In fact, research by the Association of Financial Advisers recently found that even women with high levels of financial knowledge, ranked themselves on par with men of low levels of financial knowledge.
It is something I see on a daily basis with my clients who are paralysed by the thought of “what if I make the wrong decision?”.
Clearly a lack of self confidence is a big issue and it can often hinder our progress – whether that’s applying for our dream job, negotiating a pay rise, renegotiating our mortgage – the fear of ‘what if ‘ often stops us from even trying.
Let me give you an example.
What if I fail?
I recently decided to host my very first full day workshop. From the moment I had the idea, all these negative thoughts raced through my mind:
“What if nobody comes? Won’t that be embarrassing!”
“What if I lose money? (It’s a big risk pre-paying for the venue, supplies and catering)”
“What if it’s a flop and my reputation is ruined forever?”
It was almost enough to make me want to give up on the idea altogeher.
After the workshop these negative thoughts persisted. I knew I should ask for feedback but again my fear and anxiety started to play up:
“What if they hated it?”
“What if they want their money back?”
“What if they’re telling everyone what a waste of time it was?”

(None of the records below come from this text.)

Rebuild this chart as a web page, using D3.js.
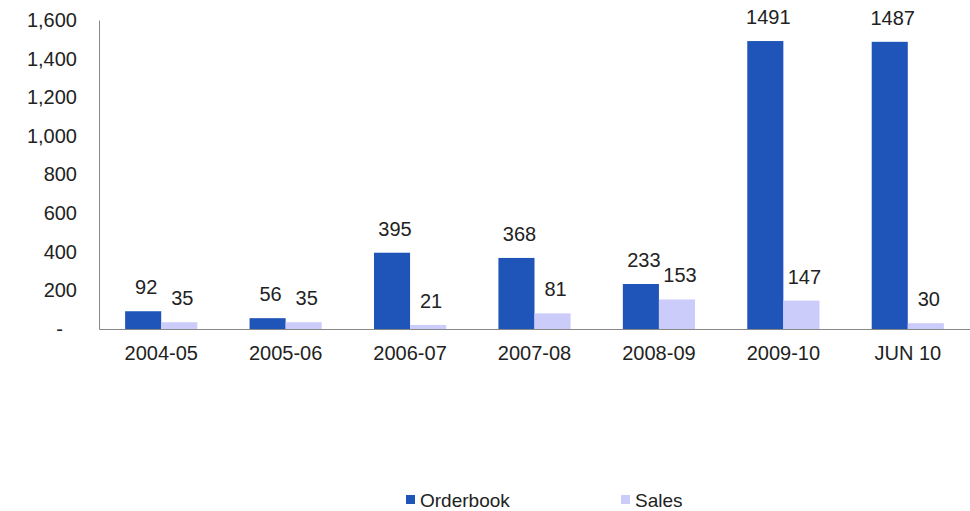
<!DOCTYPE html>
<html>
<head>
<meta charset="utf-8">
<script src="https://cdn.jsdelivr.net/npm/d3@7"></script>
<style>
  body { margin: 0; background: #fff; }
  svg { display: block; font-family: Arial, "Liberation Sans", sans-serif; }
</style>
</head>
<body>
<svg id="chart" width="970" height="511"></svg>
<script>
// Data
const categories = ["2004-05", "2005-06", "2006-07", "2007-08", "2008-09", "2009-10", "JUN 10"];
const orderbook = [92, 56, 395, 368, 233, 1491, 1487];
const sales = [35, 35, 21, 81, 153, 147, 30];
const yTicks = [0, 200, 400, 600, 800, 1000, 1200, 1400, 1600];
const seriesNames = ["Orderbook", "Sales"];
const seriesColors = ["#1f54b8", "#ccccfb"];

const FONT = "Arial, 'Liberation Sans', sans-serif";
const svg = d3.select("#chart");
const margin = { left: 99, right: 0, top: 20, bottom: 182 };
const W = 970, H = 511;

const x = d3.scaleBand().domain(categories).range([margin.left, W - margin.right]).paddingInner(0.42).paddingOuter(0.21);
const x1 = d3.scaleBand().domain(seriesNames).range([0, x.bandwidth()]);
const y = d3.scaleLinear().domain([0, 1600]).range([H - margin.bottom, margin.top]);

// Y axis (zero shown as an accounting dash)
const yAxis = d3.axisLeft(y).tickValues(yTicks).tickSize(0).tickPadding(22)
  .tickFormat(d => d === 0 ? "-" : d3.format(",")(d));
const gy = svg.append("g").attr("transform", `translate(${margin.left},0)`).call(yAxis);
gy.select(".domain").attr("stroke", "#888");
gy.selectAll("text").attr("font-size", 20).attr("fill", "#222").attr("font-family", FONT);
gy.selectAll(".tick").filter(d => d === 0).select("text").attr("dx", -14);

// X axis
const xAxis = d3.axisBottom(x).tickSize(0).tickPadding(17);
const gx = svg.append("g").attr("transform", `translate(0,${y(0)})`).call(xAxis);
gx.select(".domain").attr("stroke", "#888");
gx.selectAll("text").attr("font-size", 20).attr("fill", "#222").attr("font-family", FONT);

// Bars
const rows = categories.map((c, i) => ({ cat: c, vals: [orderbook[i], sales[i]] }));
const groups = svg.append("g").selectAll("g").data(rows).join("g")
  .attr("transform", d => `translate(${x(d.cat)},0)`);

groups.selectAll("rect").data(d => d.vals.map((v, j) => ({ v, j }))).join("rect")
  .attr("x", d => x1(seriesNames[d.j]))
  .attr("width", x1.bandwidth())
  .attr("y", d => y(d.v))
  .attr("height", d => y(0) - y(d.v))
  .attr("fill", d => seriesColors[d.j]);

groups.selectAll("text").data(d => d.vals.map((v, j) => ({ v, j }))).join("text")
  .attr("x", d => x1(seriesNames[d.j]) + x1.bandwidth() / 2 + 3)
  .attr("y", d => y(d.v) - 17)
  .attr("text-anchor", "middle")
  .attr("font-size", 20)
  .attr("fill", "#222")
  .text(d => d.v);

// Legend
const legend = svg.append("g");
const legendX = [406, 621];
seriesNames.forEach((name, i) => {
  legend.append("rect").attr("x", legendX[i]).attr("y", 495).attr("width", 9).attr("height", 9).attr("fill", seriesColors[i]);
  legend.append("text").attr("x", legendX[i] + 14).attr("y", 507).attr("font-size", 19).attr("fill", "#222").text(name);
});
</script>
</body>
</html>
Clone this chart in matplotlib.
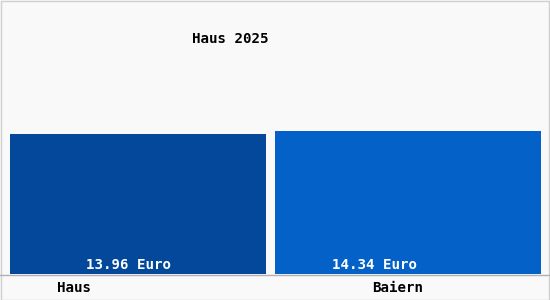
import matplotlib.pyplot as plt
from matplotlib.patches import Rectangle

# Daten
orte = ["Haus", "Baiern"]
preise = [13.96, 14.34]
wert_labels = ["13.96 Euro", "14.34 Euro"]
titel = "Haus 2025"

farben = ["#03489a", "#0461c8"]

W, H = 550, 300
fig = plt.figure(figsize=(W / 100, H / 100), dpi=100)
fig.patch.set_facecolor("#f9f9f9")

# Achse: Unterkante bei y=274 px, oben bis Bildrand
ax = fig.add_axes([0, (H - 274) / H, 1, 274 / H])
ax.set_facecolor("#f9f9f9")
px_x = 270.0
ax.set_xlim(-138 / px_x, 1 + 142 / px_x)
ax.set_ylim(0, 274 / 10.0)
ax.bar(range(len(orte)), preise, width=[256 / px_x, 266 / px_x], color=farben, zorder=2)
ax.axis("off")

font = dict(family="DejaVu Sans Mono", fontsize=10.2, weight="bold")

# Wertbeschriftungen in den Balken
for lab, xp in zip(wert_labels, [128, 375]):
    fig.text(xp / W, 1 - 269 / H, lab, color="white", ha="center", va="baseline", **font)

# Kategorien unten
for lab, xp in zip(orte, [74, 398]):
    fig.text(xp / W, 1 - 292 / H, lab, color="black", ha="center", va="baseline", **font)

# Titel
fig.text(230 / W, 1 - 43 / H, titel, color="black", ha="center", va="baseline", **font)

# Rahmen und Grundlinie
fig.add_artist(plt.Line2D([0, 1], [1 - 274.5 / H] * 2, color="#b0b0b0", lw=1))
fig.add_artist(Rectangle((0.5 / W, 0.5 / H), 1 - 1.5 / W, 1 - 1.5 / H,
                         transform=fig.transFigure, fill=False,
                         edgecolor="#d0d0d0", lw=1))

fig.savefig("out.png", dpi=100, facecolor=fig.get_facecolor())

“What if they were just being polite when they said it was great, but deep down they actually hated it?”
You get the idea.
The thing is, I have been down this road enough times (both personally and with my clients) to know that we have a tendency to catastrophize our deepest fears.

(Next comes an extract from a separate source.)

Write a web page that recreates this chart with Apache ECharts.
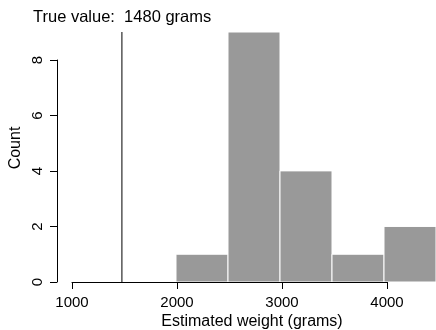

And so, I did what I learned I must do: I pushed past my fears.
I ran the workshop and I sent out the anonymous feedback survey.
And guess what.
NONE of the things I had feared, had happened. Not even close.
The workshop sold out (in fact in record time!).
I didn’t lose money.
And it was a huge success.
In fact, the lowest rating I received on the survey was 4 out of 5 stars! Everyone said they would recommend it to a friend, and they all left feeling more confident and inspired about their situation.

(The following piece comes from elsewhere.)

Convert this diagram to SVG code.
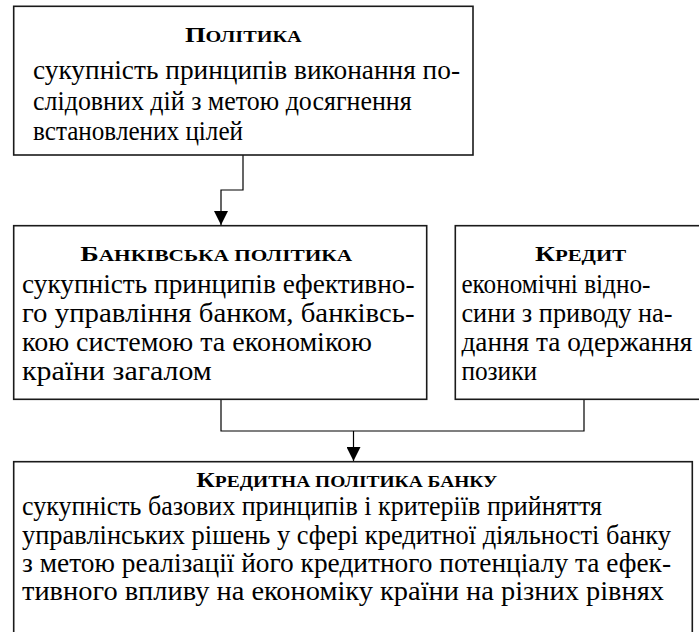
<svg xmlns="http://www.w3.org/2000/svg" width="699" height="632" viewBox="0 0 699 632">
  <style>
    .box { fill: #ffffff; stroke: #1a1a1a; stroke-width: 1.6; }
    .wire { fill: none; stroke: #000000; stroke-width: 1.2; }
    text { font-family: "Liberation Serif", "Times New Roman", serif; fill: #000000; }
    .title { font-weight: bold; text-anchor: middle; }
    .cap { font-size: 21px; }
    .sc { font-size: 16px; }
    .body { font-size: 27.5px; }
  </style>
  <defs>
    <marker id="arrow" markerWidth="14" markerHeight="14" refX="14" refY="7" orient="auto" markerUnits="userSpaceOnUse">
      <path d="M0,0 L14,7 L0,14 Z" fill="#000000"/>
    </marker>
  </defs>

  <!-- connectors -->
  <g id="connectors">
    <path class="wire" d="M243,155 V190 H221 V225" marker-end="url(#arrow)"/>
    <path class="wire" d="M221,399 V431 H584 V399"/>
    <path class="wire" d="M353.5,431 V461" marker-end="url(#arrow)"/>
  </g>

  <!-- policy -->
  <g id="policy">
    <rect class="box" x="13.7" y="6.3" width="459.3" height="148.7"/>
    <text class="title" x="243.3" y="42" textLength="116.7" lengthAdjust="spacingAndGlyphs"><tspan class="cap">П</tspan><tspan class="sc">ОЛІТИКА</tspan></text>
    <text class="body" x="33" y="79" textLength="427" lengthAdjust="spacingAndGlyphs">сукупність принципів виконання по-</text>
    <text class="body" x="33" y="110" textLength="378.7" lengthAdjust="spacingAndGlyphs">слідовних дій з метою досягнення</text>
    <text class="body" x="33" y="140" textLength="210" lengthAdjust="spacingAndGlyphs">встановлених цілей</text>
  </g>

  <!-- bank policy -->
  <g id="bank-policy">
    <rect class="box" x="13.7" y="225.7" width="413" height="173.6"/>
    <text class="title" x="216.2" y="261" textLength="272" lengthAdjust="spacingAndGlyphs"><tspan class="cap">Б</tspan><tspan class="sc">АНКІВСЬКА ПОЛІТИКА</tspan></text>
    <text class="body" x="22" y="293" textLength="392.6" lengthAdjust="spacingAndGlyphs">сукупність принципів ефективно-</text>
    <text class="body" x="22" y="322" textLength="392.6" lengthAdjust="spacingAndGlyphs">го управління банком, банківсь-</text>
    <text class="body" x="22" y="351" textLength="350" lengthAdjust="spacingAndGlyphs">кою системою та економікою</text>
    <text class="body" x="22" y="380" textLength="189.8" lengthAdjust="spacingAndGlyphs">країни загалом</text>
  </g>

  <!-- credit -->
  <g id="credit">
    <rect class="box" x="455.3" y="225.7" width="250" height="173.6"/>
    <text class="title" x="580.6" y="261" textLength="91" lengthAdjust="spacingAndGlyphs"><tspan class="cap">К</tspan><tspan class="sc">РЕДИТ</tspan></text>
    <text class="body" x="461.4" y="293" textLength="189" lengthAdjust="spacingAndGlyphs">економічні відно-</text>
    <text class="body" x="461.4" y="322" textLength="211" lengthAdjust="spacingAndGlyphs">сини з приводу на-</text>
    <text class="body" x="461.4" y="351" textLength="231" lengthAdjust="spacingAndGlyphs">дання та одержання</text>
    <text class="body" x="461.4" y="380" textLength="75.6" lengthAdjust="spacingAndGlyphs">позики</text>
  </g>

  <!-- bank credit policy -->
  <g id="credit-policy">
    <rect class="box" x="13.7" y="461.7" width="678.6" height="190"/>
    <text class="title" x="346.8" y="487.3" textLength="301" lengthAdjust="spacingAndGlyphs"><tspan class="cap">К</tspan><tspan class="sc">РЕДИТНА ПОЛІТИКА БАНКУ</tspan></text>
    <text class="body" x="22" y="515" textLength="580" lengthAdjust="spacingAndGlyphs">сукупність базових принципів і критеріїв прийняття</text>
    <text class="body" x="22" y="543.5" textLength="649" lengthAdjust="spacingAndGlyphs">управлінських рішень у сфері кредитної діяльності банку</text>
    <text class="body" x="22" y="572" textLength="649" lengthAdjust="spacingAndGlyphs">з метою реалізації його кредитного потенціалу та ефек-</text>
    <text class="body" x="22" y="600" textLength="642" lengthAdjust="spacingAndGlyphs">тивного впливу на економіку країни на різних рівнях</text>
  </g>
</svg>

But if I hadn’t pushed past my fears and ran the workshop and collected the feedback – I never would have known!
Learning to “feel the fear and do it anyway”
So, while I still often feel fear, I have learned to push past it and take action anyway. It is something that has become easier over time.
By taking action, I have learned time and again that my fear was unfounded.
Which means that with each risk I take I am becoming less fearful and more confident in my abilities.
The key is to make a start!
As Margie Warrell, author of Train the Brave says “Everything you want, is on the other side of fear”.
Recognise your excuses for what they are
Now, you may not even realise that it is fear at play. It may manifest itself in the form of excuses, justifications or reasons why something can’t be done.
While these reasons may be perfectly legitimate obstacles, what is truly at play is your mind being fearful of the unknown.
Taking it step by step
So, if you find yourself thinking “sure I’d like to be able to have or achieve X BUT…” then I encourage you to do the following:
Step 1. Write down what you would like to achieve. Be as specific as you can.
Step 2. Write down all the obstacles you think you will face. Set the list to the side.
Step 3. Ask yourself – what am I afraid will happen, if I try? Write it down and keep asking – what else am I afraid might happen? And what else?
Step 4. Consider – how likely are any of these things to happen? What are the more likely outcomes?
Step 5. Imagine that you knew you would succeed. How would you have done it? Or consider, what would someone you greatly admire do in this same situation? Write down all the steps. The key here is to put yourself into a solution focused mode, rather than being problem focused.
Step 6. Take action. As the saying goes, feel the fear and do it anyway! And remember, if nothing changes – nothing changes! You’ve got this, and I’m here to back you all the way.